Sen. Adam Schiff (D-Calif.) is expected to introduce two new pieces of legislation targeting payouts from the Department of Justice’s (DOJ) new $1.776 billion “anti-weaponization” fund.

One piece of legislation would block the DOJ from issuing payouts from the fund to President Trump, Vice President Vance, members of Congress, congressional staff, political appointees, senior executive branch employees, and presidential campaign employees, according to Semafor.

The other bill aims to ban payouts from lawsuits filed by Trump and Vance retroactive to 2025, per the outlet.

“Trump’s multi-billion-dollar slush fund is the most brazen act of self-dealing corruption we’ve ever seen,” Schiff wrote in a Tuesday statement on the social platform X.

“We need to shut it down before he uses it to pay cop beaters, cronies, and other criminals. I’m introducing legislation to stop it,” he added.

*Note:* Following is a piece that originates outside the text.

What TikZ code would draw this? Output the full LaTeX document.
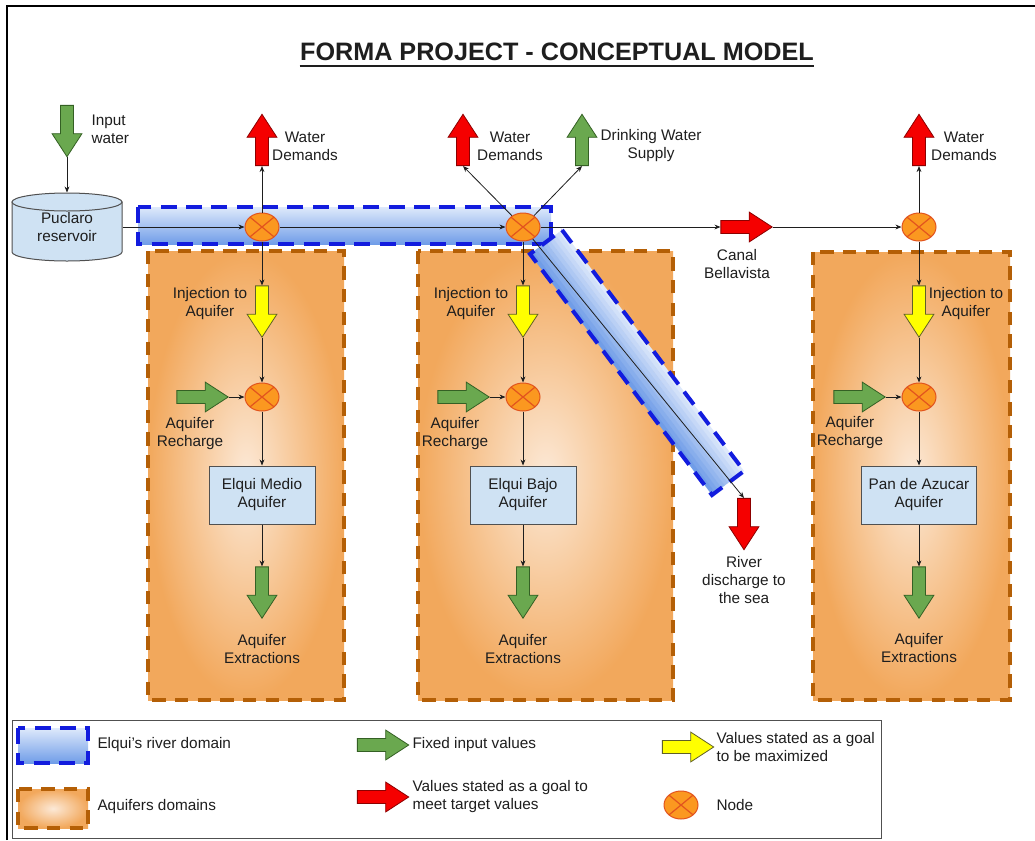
\documentclass[tikz,border=0pt]{standalone}
\usepackage{fontspec}
\setmainfont{Liberation Sans}
\usetikzlibrary{arrows.meta,shapes.geometric,shapes.arrows,calc}

\definecolor{riverLight}{RGB}{222,233,251}
\definecolor{riverDark}{RGB}{112,157,232}
\definecolor{riverEdge}{RGB}{18,28,222}
\definecolor{aqOuter}{RGB}{242,168,92}
\definecolor{aqInner}{RGB}{252,233,215}
\definecolor{aqEdge}{RGB}{180,95,6}
\definecolor{nodeFill}{RGB}{251,152,32}
\definecolor{nodeEdge}{RGB}{226,84,30}
\definecolor{boxFill}{RGB}{207,226,243}
\definecolor{boxEdge}{RGB}{80,80,80}
\definecolor{greenFill}{RGB}{106,168,79}
\definecolor{greenEdge}{RGB}{52,96,36}
\definecolor{redFill}{RGB}{245,0,0}
\definecolor{redEdge}{RGB}{140,0,0}
\definecolor{yellowFill}{RGB}{255,255,0}
\definecolor{yellowEdge}{RGB}{96,96,40}
\definecolor{txt}{RGB}{30,30,30}

\tikzset{every picture/.style={line width=0.75pt}}
\tikzset{
	lbl/.style={font=\fontsize{11.5pt}{13.5pt}\selectfont, text=txt, align=center, inner sep=0pt},
	blockarrow/.style={single arrow, draw, line width=0.6pt, inner xsep=0pt, inner ysep=4.6pt,
		single arrow head extend=6.3pt, single arrow tip angle=66, minimum height=38.5pt},
	fixedin/.style={blockarrow, fill=greenFill, draw=greenEdge},
	target/.style={blockarrow, fill=redFill, draw=redEdge},
	maxgoal/.style={blockarrow, fill=yellowFill, draw=yellowEdge},
	junction/.style={ellipse, draw=nodeEdge, fill=nodeFill, minimum width=25.5pt, minimum height=21pt, inner sep=0pt,
		path picture={\draw[nodeEdge, line width=0.9pt] (path picture bounding box.north west) -- (path picture bounding box.south east)
			(path picture bounding box.south west) -- (path picture bounding box.north east);}},
	aqbox/.style={rectangle, draw=boxEdge, fill=boxFill, minimum height=43.5pt, minimum width=79.5pt,
		font=\fontsize{11.5pt}{13.5pt}\selectfont, text=txt, align=center},
	conn/.style={draw=txt, line width=0.6pt, -{Stealth[length=4.5pt,width=3.6pt]}},
	riverdom/.style={draw=riverEdge, line width=3pt, dash pattern=on 12pt off 7pt},
	aqdom/.style={draw=aqEdge, line width=3pt, dash pattern=on 10pt off 7pt}
}

\begin{document}
\begin{tikzpicture}[x=0.75pt,y=0.75pt,yscale=-1,xscale=1]
	\fill[white] (0,0) rectangle (1035,840);
	\useasboundingbox (0,0) rectangle (1035,840);

	%Straight Lines: frame
	\draw[line width=2pt] (7,840) -- (7,6) -- (1035,6);

	% Text Node: title
	\node[font=\bfseries\fontsize{18.9pt}{22pt}\selectfont, text=txt, inner sep=0pt] (title) at (557,52) {FORMA PROJECT - CONCEPTUAL MODEL};
	\draw[line width=1.5pt, txt] ($(title.base west)+(0,5)$) -- ($(title.base east)+(0,5)$);

	%Shape: Rectangle - aquifers domains
	\shade[inner color=aqInner, outer color=aqOuter] (148,251) rectangle (344,700);
	\draw[aqdom] (148,251) rectangle (344,700);
	\shade[inner color=aqInner, outer color=aqOuter] (418,251) rectangle (673,700);
	\draw[aqdom] (418,251) rectangle (673,700);
	\shade[inner color=aqInner, outer color=aqOuter] (813,252) rectangle (1010,700);
	\draw[aqdom] (813,252) rectangle (1010,700);

	%Shape: Rectangle - river domain
	\shade[top color=riverLight, bottom color=riverDark] (138,207) rectangle (551,244);
	\draw[riverdom] (138,207) rectangle (551,244);

	%Shape: Rectangle - river domain to the sea
	\coordinate (rs) at (546,242);
	\coordinate (re) at (728,483);
	\foreach \i in {0,...,9}{
		\pgfmathsetmacro{\a}{20-4*\i}
		\pgfmathsetmacro{\b}{max(\a-4.4,-20)}
		\pgfmathtruncatemacro{\p}{100-round(100*\i/9)}
		\fill[riverLight!\p!riverDark] ($(rs)+(0.799*\a,-0.602*\a)$) -- ($(re)+(0.799*\a,-0.602*\a)$)
			-- ($(re)+(0.799*\b,-0.602*\b)$) -- ($(rs)+(0.799*\b,-0.602*\b)$) -- cycle;
	}
	\draw[riverdom] ($(rs)+(16,-12)$) -- ($(re)+(16,-12)$) -- ($(re)+(-16,12)$) -- ($(rs)+(-16,12)$) -- cycle;

	%Shape: Can - reservoir
	\draw[draw=boxEdge, fill=boxFill] (12,202) -- (12,252) arc[start angle=180, end angle=0, x radius=55, y radius=9] -- (122,202) -- cycle;
	\draw[draw=boxEdge, fill=boxFill] (67,202) ellipse [x radius=55, y radius=9];
	\node[lbl, rectangle, minimum width=82.5pt, minimum height=51pt] (res) at (67,227) {Puclaro\\reservoir};

	%Shape: Ellipse - nodes
	\node[junction] (n1) at (262,227) {};
	\node[junction] (n2) at (523,227) {};
	\node[junction] (n3) at (919,227) {};
	\node[junction] (m1) at (262,397) {};
	\node[junction] (m2) at (523,397) {};
	\node[junction] (m3) at (919,397) {};

	%Shape: Right Arrow
	\node[fixedin, rotate=-90] (inw) at (67,126) {};
	\node[target, rotate=90] (wd1) at (262,145) {};
	\node[target, rotate=90] (wd2) at (463,145) {};
	\node[fixedin, rotate=90] (dws) at (582,145) {};
	\node[target, rotate=90] (wd3) at (919,145) {};
	\node[target] (canal) at (741.5,227) {};
	\node[target, rotate=-90] (riv) at (744,519) {};
	\node[maxgoal, rotate=-90] (inj1) at (262,306.5) {};
	\node[maxgoal, rotate=-90] (inj2) at (523,306.5) {};
	\node[maxgoal, rotate=-90] (inj3) at (919,306.5) {};
	\node[fixedin] (rch1) at (197.5,397) {};
	\node[fixedin] (rch2) at (458.5,397) {};
	\node[fixedin] (rch3) at (854.5,397) {};
	\node[fixedin, rotate=-90] (ext1) at (262,587.5) {};
	\node[fixedin, rotate=-90] (ext2) at (523,587.5) {};
	\node[fixedin, rotate=-90] (ext3) at (919,587.5) {};

	%Shape: Rectangle - aquifers
	\node[aqbox] (aq1) at (262,495) {Elqui Medio\\Aquifer};
	\node[aqbox] (aq2) at (523,495) {Elqui Bajo\\Aquifer};
	\node[aqbox, minimum width=86pt] (aq3) at (919,495) {Pan de Azucar\\Aquifer};

	%Straight Lines
	\draw[conn] (inw.tip) -- (res.north);
	\draw[conn] (res) -- (n1);
	\draw[conn] (n1) -- (n2);
	\draw[conn] (n1) -- (wd1.tail);
	\draw[conn] (n2) -- (wd2.tail);
	\draw[conn] (n2) -- (dws.tail);
	\draw[conn] (n2) -- (canal.tail);
	\draw[conn] (canal.tip) -- (n3);
	\draw[conn] (n3) -- (wd3.tail);
	\draw[conn] (n2) -- (riv.tail);
	\draw[conn] (n1) -- (inj1.tail);
	\draw[conn] (n2) -- (inj2.tail);
	\draw[conn] (n3) -- (inj3.tail);
	\draw[conn] (inj1.tip) -- (m1);
	\draw[conn] (inj2.tip) -- (m2);
	\draw[conn] (inj3.tip) -- (m3);
	\draw[conn] (rch1.tip) -- (m1);
	\draw[conn] (rch2.tip) -- (m2);
	\draw[conn] (rch3.tip) -- (m3);
	\draw[conn] (m1) -- (aq1);
	\draw[conn] (m2) -- (aq2);
	\draw[conn] (m3) -- (aq3);
	\draw[conn] (aq1) -- (ext1.tail);
	\draw[conn] (aq2) -- (ext2.tail);
	\draw[conn] (aq3) -- (ext3.tail);

	% Text Node
	\node[lbl, anchor=west, align=left] (inwl) at (91,129) {Input\\water};
	\node[lbl] (wd1l) at (305,146) {Water\\Demands};
	\node[lbl] (wd2l) at (510,146) {Water\\Demands};
	\node[lbl] (dwsl) at (651,146) {Drinking Water\\Supply};
	\node[lbl] (wd3l) at (964,146) {Water\\Demands};
	\node[lbl] (canall) at (737,264) {Canal\\Bellavista};
	\node[lbl] (rivl) at (744,580) {River\\discharge to\\the sea};
	\node[lbl] (inj1l) at (210,304) {Injection to\\Aquifer};
	\node[lbl] (inj2l) at (471,304) {Injection to\\Aquifer};
	\node[lbl] (inj3l) at (966,304) {Injection to\\Aquifer};
	\node[lbl] (rch1l) at (190,434) {Aquifer\\Recharge};
	\node[lbl] (rch2l) at (455,434) {Aquifer\\Recharge};
	\node[lbl] (rch3l) at (850,433) {Aquifer\\Recharge};
	\node[lbl] (ext1l) at (262,649) {Aquifer\\Extractions};
	\node[lbl] (ext2l) at (523,649) {Aquifer\\Extractions};
	\node[lbl] (ext3l) at (919,648) {Aquifer\\Extractions};

	%Shape: Rectangle - legend
	\draw[draw=boxEdge] (12,720) rectangle (881,838);
	\shade[top color=riverLight, bottom color=riverDark] (18,728) rectangle (88,763);
	\draw[riverdom] (18,728) rectangle (88,763);
	\shade[inner color=aqInner, outer color=aqOuter] (18,789) rectangle (88,828);
	\draw[aqdom] (18,789) rectangle (88,828);
	\node[fixedin] (lgfix) at (378,745) {};
	\node[target] (lgtar) at (378,797) {};
	\node[maxgoal] (lgmax) at (683,747) {};
	\node[junction] (lgnode) at (681,805) {};

	% Text Node
	\node[lbl, anchor=west] (lgriv) at (97,745) {Elqui’s river domain};
	\node[lbl, anchor=west] (lgaq) at (97,807) {Aquifers domains};
	\node[lbl, anchor=west, align=left] (lgfixl) at (412,745) {Fixed input values};
	\node[lbl, anchor=west, align=left] (lgtarl) at (412,797) {Values stated as a goal to\\meet target values};
	\node[lbl, anchor=west, align=left] (lgmaxl) at (716,747) {Values stated as a goal\\to be maximized};
	\node[lbl, anchor=west, align=left] (lgnodel) at (716,805) {Node};

\end{tikzpicture}
\end{document}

Schiff isn’t the only lawmaker to raise concerns with the anti-weaponization fund created as a part of a settlement between the IRS and Trump in addition to his sons, who filed a $10 billion lawsuit against the agency for leaking the president’s old tax returns.

Even some Republican elected officials have raised concerns over the lack of guidelines in regard to payouts.

Some have speculated that individuals who participated in the Jan. 6, 2021, attack on the Capitol and promoted Trump’s false claims of winning the 2020 election could be compensated.

“Imagine that, a fund that is set up to compensate people who assaulted Capitol Police officers and other responding agencies. People that had pled guilty to physical acts … may actually be able to get compensated. How absurd does that sound coming out of my mouth?” Republican Sen. Thom Tillis (N.C.) said.

Former Senate Majority Leader Mitch McConnell (R-Ky.) also blasted the move.

“So the nation’s top law enforcement official is asking for a slush fund to pay people who assault cops? Utterly stupid, morally wrong — Take your pick,” McConnell said in a statement issued after GOP senators met with acting Attorney General Todd Blanche.